* The request:
Each line of the listing must be transcribed exactly, except for the images, which should be excluded.

* Supplied data:
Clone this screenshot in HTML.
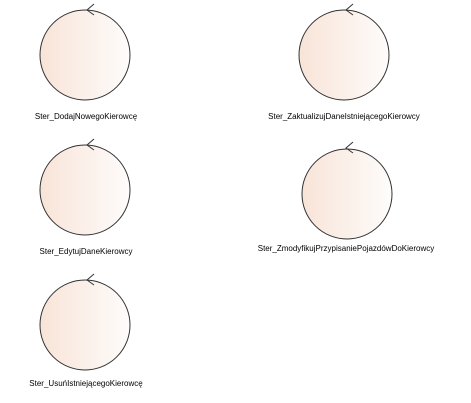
<!DOCTYPE html>
<html><head><style>body{margin:0;background:#fff}svg{display:block}</style></head><body>
<svg width="471" height="403" xmlns="http://www.w3.org/2000/svg">
<defs><linearGradient id="g" x1="0" x2="1" y1="0" y2="0"><stop offset="0" stop-color="#f8e4d8"/><stop offset="1" stop-color="#fefcfb"/></linearGradient></defs>
<g font-family="Liberation Sans, sans-serif" font-size="8" fill="#000" text-anchor="middle">
<g id="c">
</g>
<circle cx="85" cy="55" r="45" fill="url(#g)" stroke="#333" stroke-width="1"/>
<path d="M94 4 L87 10 L94 15" fill="none" stroke="#333"/>
<text x="86" y="119">Ster_DodajNowegoKierowcę</text>

<circle cx="344" cy="55" r="45" fill="url(#g)" stroke="#333"/>
<path d="M353 4 L346 10 L353 15" fill="none" stroke="#333"/>
<text x="344" y="119">Ster_ZaktualizujDaneIstniejącegoKierowcy</text>

<circle cx="85" cy="190" r="45" fill="url(#g)" stroke="#333"/>
<path d="M94 139 L87 145 L94 150" fill="none" stroke="#333"/>
<text x="86" y="254">Ster_EdytujDaneKierowcy</text>

<circle cx="347" cy="194" r="45" fill="url(#g)" stroke="#333"/>
<path d="M353 142 L346 148 L353 153" fill="none" stroke="#333"/>
<text x="346" y="251">Ster_ZmodyfikujPrzypisaniePojazdówDoKierowcy</text>

<circle cx="85" cy="325" r="45" fill="url(#g)" stroke="#333"/>
<path d="M94 274 L87 280 L94 285" fill="none" stroke="#333"/>
<text x="86" y="386">Ster_UsuńIstniejącegoKierowcę</text>
</g>
</svg>
</body></html>
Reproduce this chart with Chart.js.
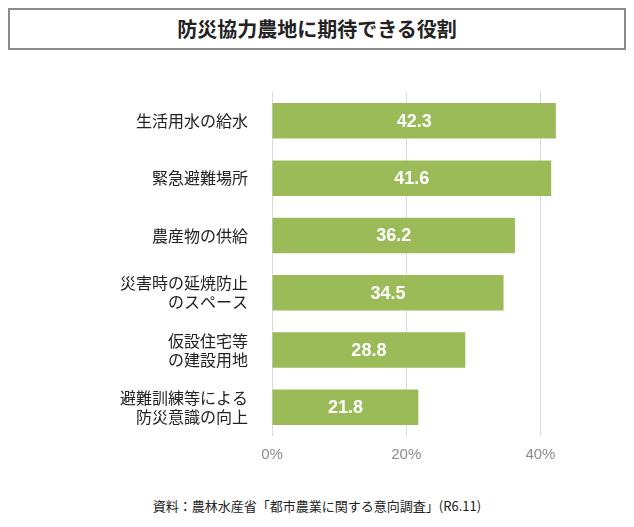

* Answer to the exercise:
Clone this screenshot in HTML.
<!DOCTYPE html>
<html><head><style>body{margin:0;background:#fff}svg{display:block}</style></head><body>
<svg width="471" height="403" xmlns="http://www.w3.org/2000/svg">
<defs><linearGradient id="g" x1="0" x2="1" y1="0" y2="0"><stop offset="0" stop-color="#f8e4d8"/><stop offset="1" stop-color="#fefcfb"/></linearGradient></defs>
<g font-family="Liberation Sans, sans-serif" font-size="8" fill="#000" text-anchor="middle">
<g id="c">
</g>
<circle cx="85" cy="55" r="45" fill="url(#g)" stroke="#333" stroke-width="1"/>
<path d="M94 4 L87 10 L94 15" fill="none" stroke="#333"/>
<text x="86" y="119">Ster_DodajNowegoKierowcę</text>

<circle cx="344" cy="55" r="45" fill="url(#g)" stroke="#333"/>
<path d="M353 4 L346 10 L353 15" fill="none" stroke="#333"/>
<text x="344" y="119">Ster_ZaktualizujDaneIstniejącegoKierowcy</text>

<circle cx="85" cy="190" r="45" fill="url(#g)" stroke="#333"/>
<path d="M94 139 L87 145 L94 150" fill="none" stroke="#333"/>
<text x="86" y="254">Ster_EdytujDaneKierowcy</text>

<circle cx="347" cy="194" r="45" fill="url(#g)" stroke="#333"/>
<path d="M353 142 L346 148 L353 153" fill="none" stroke="#333"/>
<text x="346" y="251">Ster_ZmodyfikujPrzypisaniePojazdówDoKierowcy</text>

<circle cx="85" cy="325" r="45" fill="url(#g)" stroke="#333"/>
<path d="M94 274 L87 280 L94 285" fill="none" stroke="#333"/>
<text x="86" y="386">Ster_UsuńIstniejącegoKierowcę</text>
</g>
</svg>
</body></html>
Reproduce this chart with Chart.js.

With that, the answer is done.